Two 3’ x 4’ glass charts with the Pantone colors still lean up against a wall in her studio.

Pantone chart

It seems that Vaillancourt was destined to be an artist. Initially raised in a Detroit suburb, her grandfather, a graduate of Pratt Institute, was hired by Henry Ford as head designer for the “car of the future.” Her father and uncle designed automobiles at General Motors, and later, her father designed airplanes at Stinson Aircraft. Her aunt was an artist. 

In her artist statement, Vaillancourt wrote, “The Modernist home I grew up in was filled with objects and materials that had a major impact on the direction of my art from the patterns of our bold geometric drapes, translucent patterned Formica countertops, bulbous lamp stands, stylized wallpaper, and linoleum square-tiled floors to Russell Wright Pottery.”

When the family moved to North Carolina when Vaillancourt was 10 her father became a contractor.

“I was hands-on with my father. I helped him build a houseboat and a swimming pool in our backyard,” said Vaillancourt.

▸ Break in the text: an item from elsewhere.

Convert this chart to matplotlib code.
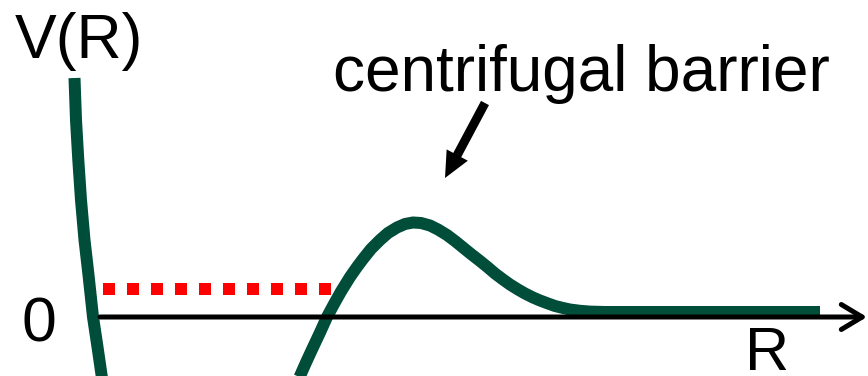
import numpy as np
import matplotlib
matplotlib.use("Agg")
import matplotlib.pyplot as plt
from matplotlib.patches import FancyArrow

plt.rcParams['font.family'] = ['Liberation Sans', 'DejaVu Sans']

# potential curve, repulsive wall (R, V) in drawing units
wall_R = [74.5, 76, 78.3, 81, 84.5, 88.5, 93, 97.5, 101.7, 104]
wall_V = [239, 197, 157, 117, 77, 42, 0, -30, -59, -78]

# well exit, centrifugal barrier and flat asymptote
barrier_R = [292, 300, 306, 312, 320, 327, 334, 341, 350, 357, 363, 371,
             380, 388, 397, 405, 413, 421, 430, 438, 447, 455, 463, 471,
             480, 488, 495, 503, 510, 518, 525, 533, 540, 548, 555, 563,
             570, 580, 590, 605, 820]
barrier_V = [-78, -59, -45.5, -32.5, -15.5, 0, 13, 25.5, 40, 50, 58, 68,
             77, 84, 89.5, 93, 94.5, 94, 91.5, 87.5, 82, 76, 69.5, 63,
             56, 49.5, 43.5, 37.5, 32.5, 27.5, 23.5, 19.5, 16.5, 13.5, 11, 9,
             7.5, 6.2, 5.4, 5, 5]

# quasi-bound level
level_R = [103, 331]
level_V = [28.5, 28.5]

# R axis extent
axis_R = [100, 867]

curve_col = '#004d3a'
px = 72 / 100  # points per pixel at dpi 100

fig = plt.figure(figsize=(8.68, 3.76), dpi=100)
ax = fig.add_axes([0, 0, 1, 1])
ax.set_xlim(0, 868)
ax.set_ylim(-59, 317)
ax.axis('off')

# R axis with open arrow head
ax.annotate('', xy=(axis_R[1], 0), xytext=(axis_R[0], 0),
            arrowprops=dict(arrowstyle='->,head_length=0.75,head_width=0.45',
                            lw=5 * px, color='black', mutation_scale=20,
                            shrinkA=0, shrinkB=0, capstyle='round',
                            joinstyle='round'))

ax.plot(level_R, level_V, color='#ff0000', lw=12 * px, dashes=(1, 1),
        solid_capstyle='butt', dash_capstyle='butt')

ax.plot(wall_R, wall_V, color=curve_col, lw=12 * px,
        solid_capstyle='butt', solid_joinstyle='round')
ax.plot(barrier_R, barrier_V, color=curve_col, lw=12 * px,
        solid_capstyle='butt', solid_joinstyle='round')

# labels
ax.text(15, 259, 'V(R)', fontsize=45, ha='left', va='baseline')
ax.text(39, -24.7, '0', fontsize=45, ha='center', va='baseline')
ax.text(745, -52.5, 'R', fontsize=44, ha='left', va='baseline')
ax.text(333, 226.3, 'centrifugal barrier', fontsize=46, ha='left',
        va='baseline')

ax.add_patch(FancyArrow(485, 214, -40, -75, width=9, head_width=24,
                        head_length=26, length_includes_head=True,
                        color='black', lw=0))

fig.savefig('out.png', dpi=100)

She graduated from the University of North Carolina in Chapel Hill with a degree in art education, and a minor in painting. Soon after, Vaillancourt’s parents moved to Rhode Island, and she followed.

While teaching art in Middletown, Rhode Island for 14 years, Vaillancourt remodeled houses and pursued her art. Eventually, she earned a master’s in art education with a minor in jewelry and metalsmithing design from the Rhode Island School of Design. 

Looking for a change, Vaillancourt took a sabbatical from her teaching job, and took courses at the Massachusetts College of Art. She has not left Boston since.

For years, Vaillancourt reverse commuted to Newton where she taught art in the public schools. She retired five years ago, but has not retired from creating art. 

“I used to tell my students that I taught full time and I painted full time,” she said. .

“It’s taken me a while to find my true style. The modernist art movements between the two world wars have influenced me most… the Bauhaus, geometric Art Deco, and Concrete Art… My previous work was more orthogonal geometry with repetitive patterns, but now I incorporate more open space with more active forms, more movement,” she said. 

Vaillancourt’s work

Some of Vaillancourt’s pieces appear to be encaustic. She has developed a system using acrylics and gel mediums to create a waxy looking surface. By doing this in layers, she adds depth to her pieces.

Vaillancourt’s work can be found in corporate and private collections here and in Canada. One of her pieces hangs in the Route 9 entrance of Bloomingdale’s in Chestnut Hill. She in represented by galleries in Boston, San Francisco, Toronto, and Houston.